朝、新聞を取りに郵便受けのところまで行ったついでに前の道で深呼吸をしていたら、向こうの方から箪笥半分くらいの大きさで全体を緑色のビニールシートで覆ったカートというか手押し車のようなものがやってきた。

カートを押しているのは年配の女性。ときどき地図だか書類だかを見ながら近づいてきたので、良く見るとクロネコヤマトの宅急便用のカートだった。

多分5~6年くらい前までだったと思うが、ヤマト運輸は宅急便の配達や荷物の受け取りに、もっぱら背高の特注バンタイプの車両を使っていた。

住宅地のせまい道路を、背の高いバン車両がディーゼルエンジン特有のガーガーという騒音をたて、黒い排ガスをまき散らしながら走り回る様子ははっきり言って不快だったし、少しでもスピードが出ていると身の危険も感じた。

その後、環境問題への社会的関心の高まりへの配慮なのか、ディーゼ車に対する石原都知事のバッシングのせいなのか、ヤマト運輸はバンの一部を天然ガスエンジン車に切り替えたようだが、住宅地の狭い道を背高のバンが走り回るという不快感や不安感は相変わらず残った。

そうこうしているうちに、周囲の住宅地を走り回る専用バンを見かけることがめっきりと減り、それに代わって、電動自転車の後ろに大きな緑色のカートを連結したリヤカー付きの自転車で貨物を配達する従業員の姿をしばしば見るようになった。

去年の夏のかなり暑い日だったと記憶しているが、緑色の重そうなカートを連結した自転車を、汗をかきながら黙々とこぐ担当者の姿に思わず『へーっ、リヤカー使ってるんだ。暑いのに大変だ。ご苦労さま』と声を掛けてしまったことがある。

そしてついに今年、ヤマト運輸は貨物の配送に手押し車まで使い始めたことを知り、『うーん、そこまでやるか』とさらに驚いた。

話を聞いてみると、どうやらヤマト運輸は、各営業所の担当エリアのうち営業所に近い一部の区域に限って、リヤカーや手押し車による配送を行っているらしい。
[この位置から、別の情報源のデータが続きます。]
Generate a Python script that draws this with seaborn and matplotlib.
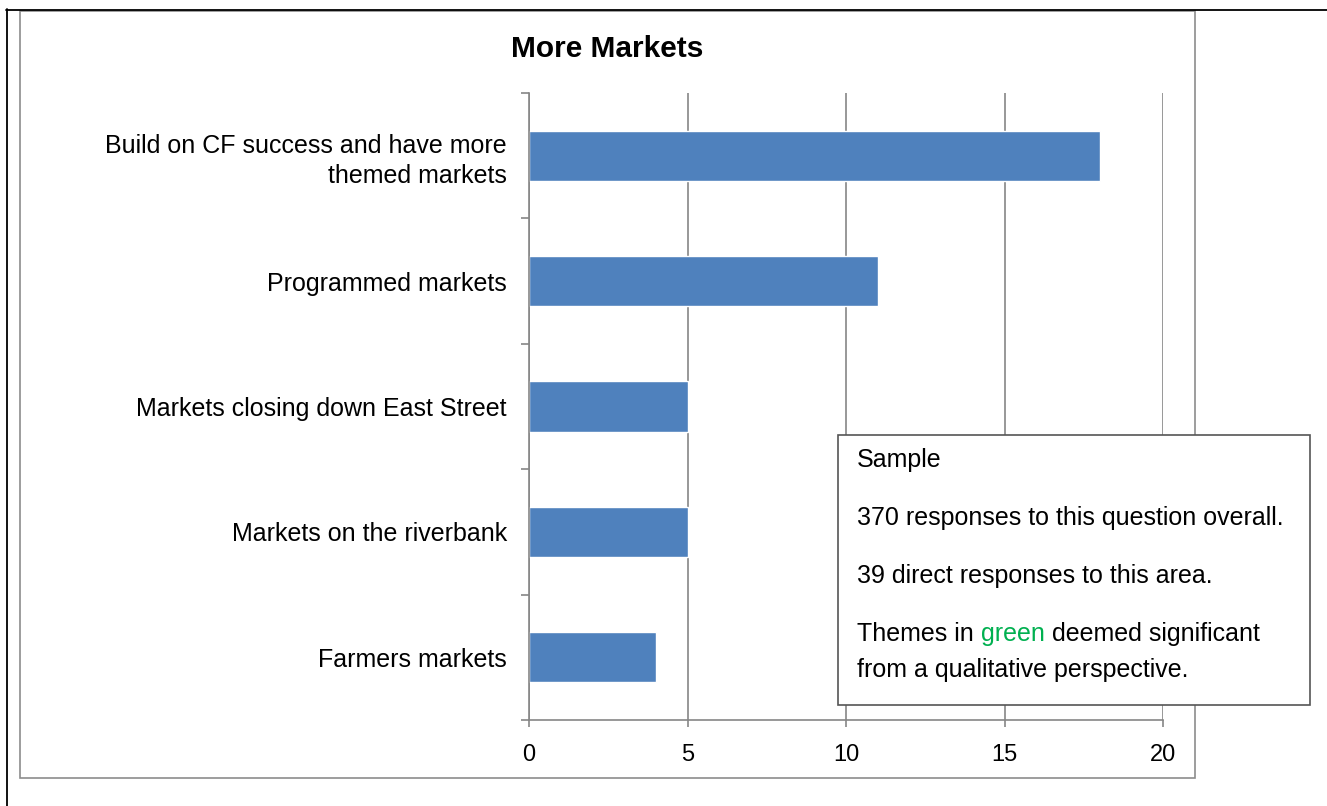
import matplotlib
matplotlib.use("Agg")
import matplotlib.pyplot as plt
import seaborn as sns
from matplotlib.patches import Rectangle
from matplotlib.lines import Line2D

categories = [
    "Build on CF success and have more\nthemed markets",
    "Programmed markets",
    "Markets closing down East Street",
    "Markets on the riverbank",
    "Farmers markets",
]
counts = [18, 11, 5, 5, 4]
x_ticks = [0, 5, 10, 15, 20]

sns.set_theme(style="white")
plt.rcParams["font.family"] = ["Liberation Sans", "DejaVu Sans"]
plt.rcParams["text.color"] = "black"

fig = plt.figure(figsize=(13.27, 8.06), dpi=100)
ax = fig.add_axes([529 / 1327, 86 / 806, 634 / 1327, 627 / 806])

sns.barplot(x=counts, y=categories, orient="h", color="#4F81BD",
            saturation=1, width=0.4, ax=ax)

ax.set_xlim(0, 20)
ax.set_ylim(4.5, -0.5)
ax.set_xticks(x_ticks)
ax.set_xticklabels([str(t) for t in x_ticks])
ax.set_yticks([i - 0.5 for i in range(len(categories) + 1)], minor=True)
ax.xaxis.grid(True, color="#868686", linewidth=1.2)
ax.set_axisbelow(True)
ax.set_xlabel("")
ax.set_ylabel("")
for lbl in ax.get_yticklabels():
    lbl.set_linespacing(1.3)

for side in ["top", "right"]:
    ax.spines[side].set_visible(False)
for side in ["left", "bottom"]:
    ax.spines[side].set_color("#868686")
    ax.spines[side].set_linewidth(1.2)

ax.tick_params(axis="y", which="major", length=0, pad=16, labelsize=18,
               labelcolor="black")
ax.tick_params(axis="y", which="minor", left=True, length=6, width=1.2,
               color="#868686", direction="out")
ax.tick_params(axis="x", which="major", bottom=True, length=5, width=1.2,
               color="#868686", direction="out", pad=12, labelsize=17,
               labelcolor="black")

# chart frame and page lines
fig.add_artist(Rectangle((20 / 1327, 28 / 806), 1175 / 1327, 767 / 806,
                         transform=fig.transFigure, fill=False,
                         edgecolor="#8c8c8c", linewidth=1.2))
fig.add_artist(Line2D([6 / 1327, 1], [1 - 9.5 / 806, 1 - 9.5 / 806],
                      transform=fig.transFigure, color="black", linewidth=1.3))
fig.add_artist(Line2D([6.5 / 1327, 6.5 / 1327], [0, 1 - 9 / 806],
                      transform=fig.transFigure, color="black", linewidth=1.3))

fig.text(607 / 1327, 1 - 49 / 806, "More Markets", ha="center", va="center",
         fontsize=21.5, fontweight="bold")

# sample note box
fig.add_artist(Rectangle((838 / 1327, 101 / 806), 472 / 1327, 270 / 806,
                         transform=fig.transFigure, facecolor="white",
                         edgecolor="#555555", linewidth=1.2, zorder=5))
tx = 857 / 1327
note_size = 18
fig.text(tx, 1 - 460 / 806, "Sample", fontsize=note_size, va="center", zorder=6)
fig.text(tx, 1 - 518 / 806, "370 responses to this question overall.",
         fontsize=note_size, va="center", zorder=6)
fig.text(tx, 1 - 576 / 806, "39 direct responses to this area.",
         fontsize=note_size, va="center", zorder=6)
t1 = fig.text(tx, 1 - 634 / 806, "Themes in ", fontsize=note_size,
              va="center", zorder=6)
fig.canvas.draw()
r = fig.canvas.get_renderer()
bb = t1.get_window_extent(r)
t2 = fig.text(bb.x1 / fig.bbox.width, 1 - 634 / 806, "green",
              fontsize=note_size, va="center", color="#00B050", zorder=6)
bb2 = t2.get_window_extent(r)
fig.text(bb2.x1 / fig.bbox.width, 1 - 634 / 806, " deemed significant",
         fontsize=note_size, va="center", zorder=6)
fig.text(tx, 1 - 670 / 806, "from a qualitative perspective.",
         fontsize=note_size, va="center", zorder=6)

fig.savefig("out.png", dpi=100)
さて、ヤマト運輸がリヤカーや手押し車まで使い始めた背景には、背高のバンが走り回ることに各地の住民からたくさんのクレームが寄せられたとか、低炭素社会実現に対する企業としての取り組みの一環とか、化石系燃料の価格高騰への対応などの事情があったのだろう。

ただ、実際にやってみたら、実はヤマト運輸が予想もしていなかったような反応や反響があったのではないかと想像する。

すなわち、住宅街の道をリヤカー付きの自転車をこぎながら、或いは手押し車を押しながら黙々と仕事をする従業員の姿を間近に見た住民の心の中に、ある種の好感やねぎらいの気持ちを引き起こした可能性である。

もしそうだとすれば、企業イメージ向上への効果という点でこれに勝るものはないだろう。少なくとも、どこかに一抹の胡散臭さやポーズを感じずにはいられない、大企業が声高に叫ぶ地球環境問題への対応などと比べたら、はるかに説得力というか訴求力に富んでいる。

肉体を駆使して、額に汗しながら、懸命に働く肉体労働の美しさというのか、説得力というのか、シンプルだが明確で強烈な訴求力というものを再認識させられるとともに、仕事としての肉体労働というものに対する評価の機運が上がっていくのではないかとの予感がした。